State Pension is now £125bn (10% of public spending and 5% of GDP) and increasing due to triple lock and demographics.
Take it from a highly experienced global professional in the actuarial world that has been doing pension valuations for 20+ years:
Its not the £30bn one off cost that cripples you.
Its the long-term pension costs that do.
Every single time.
This invariably happens when one group votes themselves outsized retirement benefits, and the demographic balance becomes skewed, while the economy goes into an economic tailspin.
And thats the UK right now.
Those costs have started to crowd out spending in:
- Education
- NHS
- Capital Infrastructure
- Local authorities
There is no magic money pot when you cannot borrow more (like right now in the UK).
The existential choice now for the UK is:
Do we keep uprating state pensions via the triple lock and reduce:
Education funding in real terms
NHS funding in real terms
LA funding in real terms
Childcare funding in real terms
Capital Infrastructure in real terms.
Thats what the country has come to. Thats why buildings are falling apart, class sizes are 30+, and Drs are striking due to low pay. These things have been eroded slowly over 15 years in real terms to fund the extra benefits for the pensioners (and win power via FPTP).
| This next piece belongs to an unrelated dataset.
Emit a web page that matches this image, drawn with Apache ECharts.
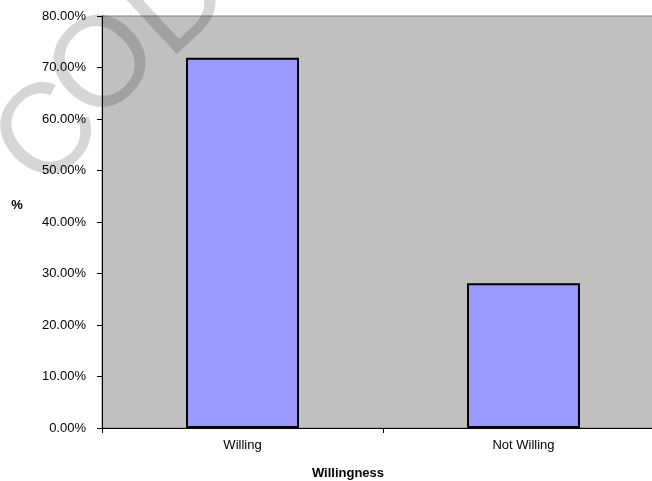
<!DOCTYPE html>
<html>
<head>
<meta charset="utf-8">
<script src="https://cdn.jsdelivr.net/npm/echarts@6/dist/echarts.min.js"></script>
<style>
  html, body { margin: 0; padding: 0; background: #fff; }
  #chart { width: 652px; height: 481px; }
</style>
</head>
<body>
<div id="chart"></div>
<script>
// Survey: share of respondents by willingness
const categories = ['Willing', 'Not Willing'];
const percentValues = [71.9, 28.1];
const yTicks = { min: 0, max: 80, step: 10 };
const xTitle = 'Willingness';
const yTitle = '%';

const FONT = '"Liberation Sans", Arial, sans-serif';
const chart = echarts.init(document.getElementById('chart'), null, { renderer: 'canvas' });

// faint stamped letters running diagonally over the upper-left corner
const stamp = (ch, x, y, deg) => ({
  type: 'text', z: 100, silent: true,
  x: x, y: y, rotation: deg * Math.PI / 180,
  style: {
    text: ch, fontFamily: FONT, fontSize: 128, fontWeight: 'normal',
    fill: 'rgba(0,0,0,0.16)', align: 'center', verticalAlign: 'middle'
  }
});

chart.setOption({
  animation: false,
  backgroundColor: '#ffffff',
  textStyle: { fontFamily: FONT },
  grid: {
    left: 102, top: 16, width: 562, height: 412,
    outerBoundsMode: 'none',
    show: true, backgroundColor: '#C0C0C0',
    borderColor: '#808080', borderWidth: 1
  },
  xAxis: {
    type: 'category',
    data: categories,
    boundaryGap: true,
    axisLine: { show: true, lineStyle: { color: '#000', width: 1 } },
    axisTick: { show: true, length: 5, lineStyle: { color: '#000' } },
    axisLabel: { color: '#000', fontSize: 13, fontFamily: FONT, margin: 11 },
    splitLine: { show: false }
  },
  yAxis: {
    type: 'value',
    min: yTicks.min, max: yTicks.max, interval: yTicks.step,
    axisLine: { show: true, lineStyle: { color: '#000', width: 1 } },
    axisTick: { show: true, length: 5, lineStyle: { color: '#000' } },
    axisLabel: {
      color: '#000', fontSize: 13, fontFamily: FONT, margin: 16,
      formatter: v => v.toFixed(2) + '%'
    },
    splitLine: { show: false }
  },
  series: [{
    type: 'bar',
    data: percentValues,
    barWidth: 113,
    itemStyle: { color: '#9999FF', borderColor: '#000', borderWidth: 2 }
  }],
  graphic: [
    {
      type: 'text', x: 348, y: 473,
      style: { text: xTitle, fontFamily: FONT, fontSize: 13, fontWeight: 'bold',
               fill: '#000', align: 'center', verticalAlign: 'middle' }
    },
    {
      type: 'text', x: 17, y: 205,
      style: { text: yTitle, fontFamily: FONT, fontSize: 13, fontWeight: 'bold',
               fill: '#000', align: 'center', verticalAlign: 'middle' }
    },
    stamp('C', 50, 136, 45),
    stamp('O', 106, 67, 45),
    stamp('D', 179, 4, 43)
  ]
});
</script>
</body>
</html>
The UK is very close right now to reaching the problem Greece had with their own pension system given markets will not allow the UK to borrow more to finance non-productive investments.
The grim reality is that the UK is basically broke and poor, and its not a situation that will be solvable in even a decade.
The transition to a poorer country (in real GDP per capita terms) will be brutal for many, specially at the lower end of the income distribution. This is also why these folks need more help vs the pensioners (who are now the wealthiest cohort in the UK. Even more so than working people).